Though CNH Industrial saw softer demand in its agricultural equipment segment, the company reported increased profit in the third quarter thanks to higher volumes of construction equipment sales in North America.
The company, which manufacturers the Case and New Holland brands of heavy equipment, reported consolidated revenues of $5.99 billion during the quarter, up 2% compared to the same period last year. Net sales for industrial activities declined 3% to $5.33 billion.
CEO Scott Wine commented on the results: “CNH achieved record margins in our Agriculture and Construction segments, even as some markets began to soften. Balancing continued investments in iron and technology with aggressive cost containment positions us to maintain our full year adjusted EPS target of around $1.70 and demonstrate higher through-the-cycle margins. We will complement our continuous improvement initiatives with targeted restructuring to enhance operational efficiencies and optimize our organization. Our precision technology evolution is accelerating as we execute our longstanding plan to reduce our reliance on third parties. I would like to thank our employees and dealers for their unyielding commitment to ensuring CNH and its brands deliver for our customers.”

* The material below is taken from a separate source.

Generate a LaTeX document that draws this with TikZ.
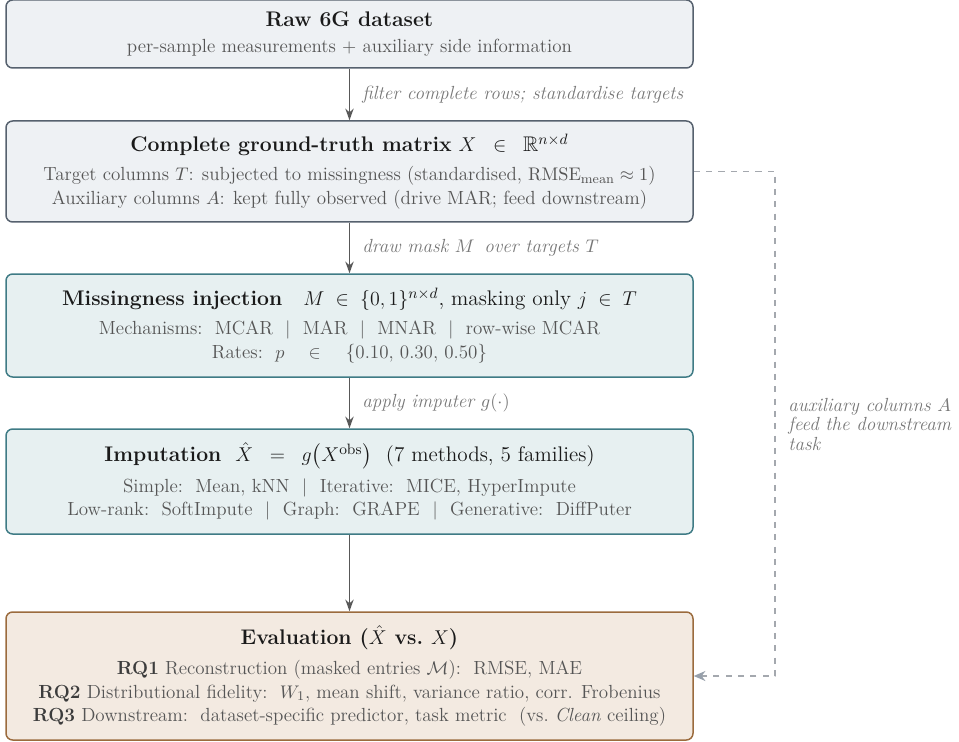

Construction equipment sales increased 6% for the quarter to $948 million. This was driven by favorable price realization and positive volume/mix mainly in North America, where demand increased 2%.
The gains were partially offset by lower net sales in all other regions. CNH reported a 13% decrease in global industry volume for heavy construction equipment and a 3% decrease in demand for light construction equipment year over year in the third quarter.
“Our Construction segment had a record-breaking quarter, driven by new product launches and solid retail sales growth in North America. Revenue was up 6% year-over-year with notable expansion of gross profit margins. North American demand for equipment has been strong on the back of public infrastructure spending. Dealer inventories have been normalizing for most products in most markets as supply availability recovers,” Wine said during the earnings call.
CNH’s agricultural equipment sales fell 2.6% to $4.38 billion during the third quarter, but gross profit margin was up 0.6% as a result of favorable price realization in all regions and diminishing production cost inflation.
The company attributed the sales dip to lower industry volume, mainly in EMEA and South America. Those difficulties were offset by a favorable mix in North America and continued price realization.
During the call, Wine announced an immediate restructuring program to reduce salaried workforce costs by 5%. This, coupled with changes to the company’s cost structure in 2024, is expected to result in a run rate reduction of 10-15% in total labor and non-labor SG&A expenses, the company says.
“Concurrent with the spinoff of Iveco in 2022, we streamlined our corporate structure and eliminated about 20% of the managerial positions. After almost two years of operating as an Ag and construction pure play, we understand how to further optimize in support of our customers and dealers,” Wine said.
CNH revised its 2023 outlook, given the softening of end market conditions, predominantly in South America.
Modifications are as follows:
- Net sales up between 3% and 6% year on year, including currency translation effects
- SG&A up no more than 5% vs 2022
- Free Cash Flow of Industrial Activities between $1.0bn and $1.2bn
- R&D expenses and capital expenditures at around $1.6bn
Ahead of the earnings call, CNH announced it would delist the company’s common shares from Euronext Milan, opting for a single listing on the New York Stock Exchange.
Chief Financial Officer Oddone Incisa said, “The single listing represents a significant milestone for our business. I think it will increase liquidity for our stock and streamline financial reporting. CNH was added to the Russell 1000 in June and to the S&P Total Market Index in September, and we look forward to further shareholder participation by a new class of investors. We also think that our global nature will continue to be attractive to shareholders around the globe.”
In conjunction with the delisting announcement, CNH approved a new share buyback program of up to $1 billion, of which approximately EUR400 million will be deployed in Milan before the delisting. The remaining amount will be purchased in New York.